**DIRECTIONS:** Repeat the data below exactly, dropping any pictures it holds.

**PROVIDED DATA:**
•••••
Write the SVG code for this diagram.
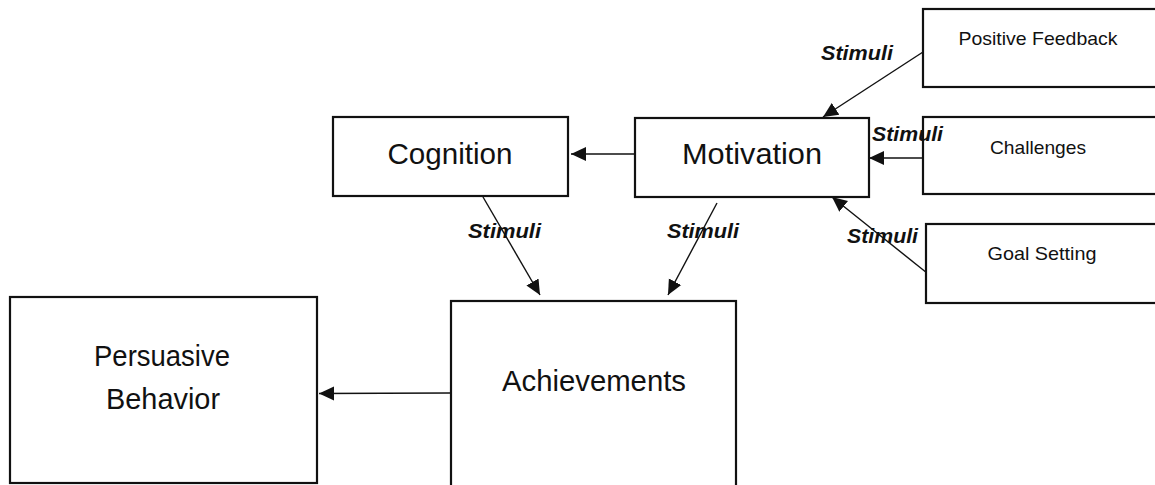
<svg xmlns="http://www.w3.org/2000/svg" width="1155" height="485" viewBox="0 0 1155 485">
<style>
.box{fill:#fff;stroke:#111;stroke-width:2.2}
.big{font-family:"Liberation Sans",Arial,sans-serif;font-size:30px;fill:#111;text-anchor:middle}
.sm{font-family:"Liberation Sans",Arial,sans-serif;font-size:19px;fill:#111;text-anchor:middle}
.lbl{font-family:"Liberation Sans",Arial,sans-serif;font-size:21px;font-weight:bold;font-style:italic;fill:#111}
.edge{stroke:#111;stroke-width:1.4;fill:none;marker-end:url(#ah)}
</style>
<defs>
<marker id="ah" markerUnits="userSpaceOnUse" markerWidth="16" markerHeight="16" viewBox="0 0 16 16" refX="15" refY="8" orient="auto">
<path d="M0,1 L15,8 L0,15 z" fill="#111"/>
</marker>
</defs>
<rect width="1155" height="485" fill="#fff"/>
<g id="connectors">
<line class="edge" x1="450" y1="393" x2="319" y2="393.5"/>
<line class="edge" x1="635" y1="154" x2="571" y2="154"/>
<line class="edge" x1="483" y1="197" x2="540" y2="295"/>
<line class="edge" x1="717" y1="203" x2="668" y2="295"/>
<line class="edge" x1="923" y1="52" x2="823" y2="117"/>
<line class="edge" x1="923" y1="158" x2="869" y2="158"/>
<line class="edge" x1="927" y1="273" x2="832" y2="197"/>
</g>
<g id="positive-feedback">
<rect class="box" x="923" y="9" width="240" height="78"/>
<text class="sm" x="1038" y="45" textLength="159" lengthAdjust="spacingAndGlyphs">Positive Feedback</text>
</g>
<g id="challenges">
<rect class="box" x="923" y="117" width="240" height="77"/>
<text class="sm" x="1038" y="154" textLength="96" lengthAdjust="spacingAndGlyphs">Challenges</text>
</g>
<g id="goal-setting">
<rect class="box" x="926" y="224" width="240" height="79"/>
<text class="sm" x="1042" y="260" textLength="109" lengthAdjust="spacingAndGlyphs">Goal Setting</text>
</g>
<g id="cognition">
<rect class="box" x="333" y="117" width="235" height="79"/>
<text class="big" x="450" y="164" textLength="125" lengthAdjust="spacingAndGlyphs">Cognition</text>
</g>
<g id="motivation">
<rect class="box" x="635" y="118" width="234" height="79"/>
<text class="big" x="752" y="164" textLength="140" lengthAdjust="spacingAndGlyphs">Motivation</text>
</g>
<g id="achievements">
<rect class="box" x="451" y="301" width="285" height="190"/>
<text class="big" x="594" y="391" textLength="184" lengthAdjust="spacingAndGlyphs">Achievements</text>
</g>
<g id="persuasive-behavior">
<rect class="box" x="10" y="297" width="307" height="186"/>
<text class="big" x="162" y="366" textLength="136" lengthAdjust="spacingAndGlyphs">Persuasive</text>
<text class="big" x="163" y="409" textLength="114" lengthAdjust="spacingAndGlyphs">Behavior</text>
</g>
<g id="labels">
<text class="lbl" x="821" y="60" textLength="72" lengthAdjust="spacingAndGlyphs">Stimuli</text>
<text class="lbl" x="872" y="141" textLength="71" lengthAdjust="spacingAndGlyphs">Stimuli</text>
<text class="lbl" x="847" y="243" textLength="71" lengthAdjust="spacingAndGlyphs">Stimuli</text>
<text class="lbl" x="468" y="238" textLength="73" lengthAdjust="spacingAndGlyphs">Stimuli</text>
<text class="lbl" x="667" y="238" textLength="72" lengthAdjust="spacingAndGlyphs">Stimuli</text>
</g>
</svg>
•••••
**RESPONSE TO THIS EXERCISE:**
Write the SVG code for this diagram.
<svg xmlns="http://www.w3.org/2000/svg" width="1155" height="485" viewBox="0 0 1155 485">
<style>
.box{fill:#fff;stroke:#111;stroke-width:2.2}
.big{font-family:"Liberation Sans",Arial,sans-serif;font-size:30px;fill:#111;text-anchor:middle}
.sm{font-family:"Liberation Sans",Arial,sans-serif;font-size:19px;fill:#111;text-anchor:middle}
.lbl{font-family:"Liberation Sans",Arial,sans-serif;font-size:21px;font-weight:bold;font-style:italic;fill:#111}
.edge{stroke:#111;stroke-width:1.4;fill:none;marker-end:url(#ah)}
</style>
<defs>
<marker id="ah" markerUnits="userSpaceOnUse" markerWidth="16" markerHeight="16" viewBox="0 0 16 16" refX="15" refY="8" orient="auto">
<path d="M0,1 L15,8 L0,15 z" fill="#111"/>
</marker>
</defs>
<rect width="1155" height="485" fill="#fff"/>
<g id="connectors">
<line class="edge" x1="450" y1="393" x2="319" y2="393.5"/>
<line class="edge" x1="635" y1="154" x2="571" y2="154"/>
<line class="edge" x1="483" y1="197" x2="540" y2="295"/>
<line class="edge" x1="717" y1="203" x2="668" y2="295"/>
<line class="edge" x1="923" y1="52" x2="823" y2="117"/>
<line class="edge" x1="923" y1="158" x2="869" y2="158"/>
<line class="edge" x1="927" y1="273" x2="832" y2="197"/>
</g>
<g id="positive-feedback">
<rect class="box" x="923" y="9" width="240" height="78"/>
<text class="sm" x="1038" y="45" textLength="159" lengthAdjust="spacingAndGlyphs">Positive Feedback</text>
</g>
<g id="challenges">
<rect class="box" x="923" y="117" width="240" height="77"/>
<text class="sm" x="1038" y="154" textLength="96" lengthAdjust="spacingAndGlyphs">Challenges</text>
</g>
<g id="goal-setting">
<rect class="box" x="926" y="224" width="240" height="79"/>
<text class="sm" x="1042" y="260" textLength="109" lengthAdjust="spacingAndGlyphs">Goal Setting</text>
</g>
<g id="cognition">
<rect class="box" x="333" y="117" width="235" height="79"/>
<text class="big" x="450" y="164" textLength="125" lengthAdjust="spacingAndGlyphs">Cognition</text>
</g>
<g id="motivation">
<rect class="box" x="635" y="118" width="234" height="79"/>
<text class="big" x="752" y="164" textLength="140" lengthAdjust="spacingAndGlyphs">Motivation</text>
</g>
<g id="achievements">
<rect class="box" x="451" y="301" width="285" height="190"/>
<text class="big" x="594" y="391" textLength="184" lengthAdjust="spacingAndGlyphs">Achievements</text>
</g>
<g id="persuasive-behavior">
<rect class="box" x="10" y="297" width="307" height="186"/>
<text class="big" x="162" y="366" textLength="136" lengthAdjust="spacingAndGlyphs">Persuasive</text>
<text class="big" x="163" y="409" textLength="114" lengthAdjust="spacingAndGlyphs">Behavior</text>
</g>
<g id="labels">
<text class="lbl" x="821" y="60" textLength="72" lengthAdjust="spacingAndGlyphs">Stimuli</text>
<text class="lbl" x="872" y="141" textLength="71" lengthAdjust="spacingAndGlyphs">Stimuli</text>
<text class="lbl" x="847" y="243" textLength="71" lengthAdjust="spacingAndGlyphs">Stimuli</text>
<text class="lbl" x="468" y="238" textLength="73" lengthAdjust="spacingAndGlyphs">Stimuli</text>
<text class="lbl" x="667" y="238" textLength="72" lengthAdjust="spacingAndGlyphs">Stimuli</text>
</g>
</svg>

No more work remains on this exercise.